Subject variance. Some subjects clear 0.80; the bottom pair (A05, A06) sit in the low 0.40s — well above chance (0.25) but too low to be useful. BCI illiteracy is a real phenomenon — roughly 15–30% of subjects produce MI signals that classical pipelines cannot separate, regardless of model tuning. It's not a bug at Level 1; it's a fact about the population.

Pooled across all 9 subjects (2,592 test trials), rows are the true class and columns the prediction:

True ↓ / Pred →	Left hand	Right hand	Both feet	Tongue
Left hand	422	124	59	43
Right hand	115	428	57	48
Both feet	61	69	397	121
Tongue	48	121	117	362

The clearest pattern is left↔right hand confusion (124 and 115 off-diagonal) — same rhythms, mirrored cortex, and CSP can blur the lateralization for some subjects. Beyond that the errors are diffuse: feet and tongue confuse with each other (~120 each direction) but also leak heavily into the hand classes. The motor-homunculus story is real for hands; it's a much weaker organizing principle for the rest.
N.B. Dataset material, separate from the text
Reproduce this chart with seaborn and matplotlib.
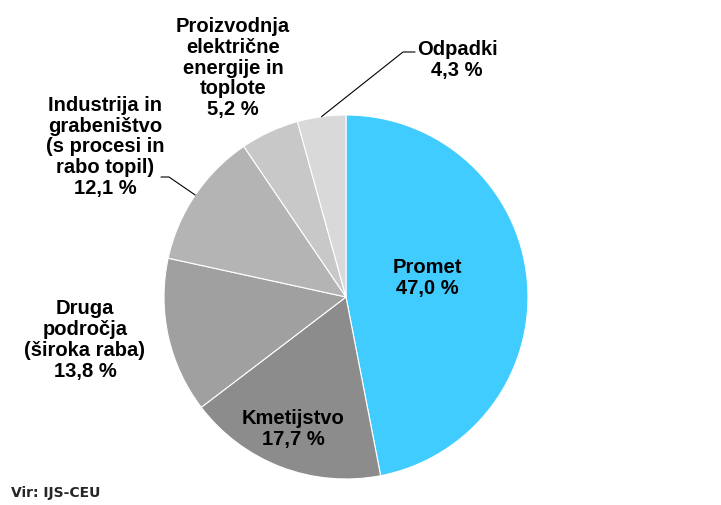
import matplotlib
matplotlib.use("Agg")
import matplotlib.pyplot as plt
import seaborn as sns
import numpy as np

# data
labels = ["Promet", "Kmetijstvo", "Druga\npodročja\n(široka raba)",
          "Industrija in\ngrabeništvo\n(s procesi in\nrabo topil)",
          "Proizvodnja\nelektrične\nenergije in\ntoplote", "Odpadki"]
shares = [47.0, 17.7, 13.8, 12.1, 5.2, 4.3]
colors = ["#40CCFF", "#8C8C8C", "#A0A0A0", "#B4B4B4", "#C8C8C8", "#D9D9D9"]

sns.set_style("white")
plt.rcParams["font.family"] = ["Liberation Sans", "DejaVu Sans"]

fig = plt.figure(figsize=(7.21, 5.05), dpi=100)
ax = fig.add_axes([0, 0, 1, 1])
H = 505
cx, cy, r = 346, H - 297, 182

wedges, _ = ax.pie(shares, colors=colors, startangle=90, counterclock=False,
                   center=(cx, cy), radius=r, frame=True,
                   wedgeprops=dict(edgecolor="white", linewidth=0.8))
ax.set_xlim(0, 721)
ax.set_ylim(0, H)
ax.set_aspect("equal")
ax.axis("off")

def fmt(v):
    return f"{v:.1f}".replace(".", ",") + " %"

# label centres in pixel coords (x, y from top)
pos = [(427, 278), (293, 429), (85, 340), (105, 147), (233, 68), (457, 60)]
for lab, v, (px, py) in zip(labels, shares, pos):
    ax.text(px, H - py, lab + "\n" + fmt(v), ha="center", va="center",
            fontsize=14.5, fontweight="bold", linespacing=1.13, color="black")

# leader lines from wedge mid-angle to label
def edge_point(w):
    ang = np.deg2rad((w.theta1 + w.theta2) / 2)
    return cx + r * np.cos(ang), cy + r * np.sin(ang)

x0, y0 = edge_point(wedges[5])
ax.plot([x0, 403, 415], [y0, H - 52, H - 52], color="black", lw=0.8)
x0, y0 = edge_point(wedges[3])
ax.plot([x0, 169, 161], [y0, H - 177, H - 177], color="black", lw=0.8)

ax.text(11, H - 493, "Vir: IJS-CEU", ha="left", va="center", fontsize=10,
        fontweight="bold", family=["DejaVu Sans"])

fig.savefig("out.png", dpi=100)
What I'm taking into Level 2

A few honest gaps I'm carrying forward.

My CSP is a simplified variant. No per-trial demeaning, no trace normalization. The canonical Blankertz et al. 2008 formulation does both. At single-band 8–30 Hz with $N \approx 288$ trials, the difference is small enough that I land in the published range. At Level 2 (FBCSP) it stops being optional — multiple bands with varying amplitudes mean trace normalization is doing real stabilization work.

The 8–30 Hz band is wide. Mu (8–13) and beta (13–30) are physiologically distinct rhythms with different spatial signatures. A single CSP per binary problem averages across that. FBCSP — Level 2 — fixes this by learning per-sub-band filters and selecting the discriminative ones.

Session shift is the open problem. That ~8pt CV-to-test gap is the structural ceiling on any model that trains within one session and evaluates on another. It's not obvious that adding parameters helps — deep models can also overfit to session-specific statistics. Level 3 (EEGNet) will give me an empirical answer rather than a theoretical one.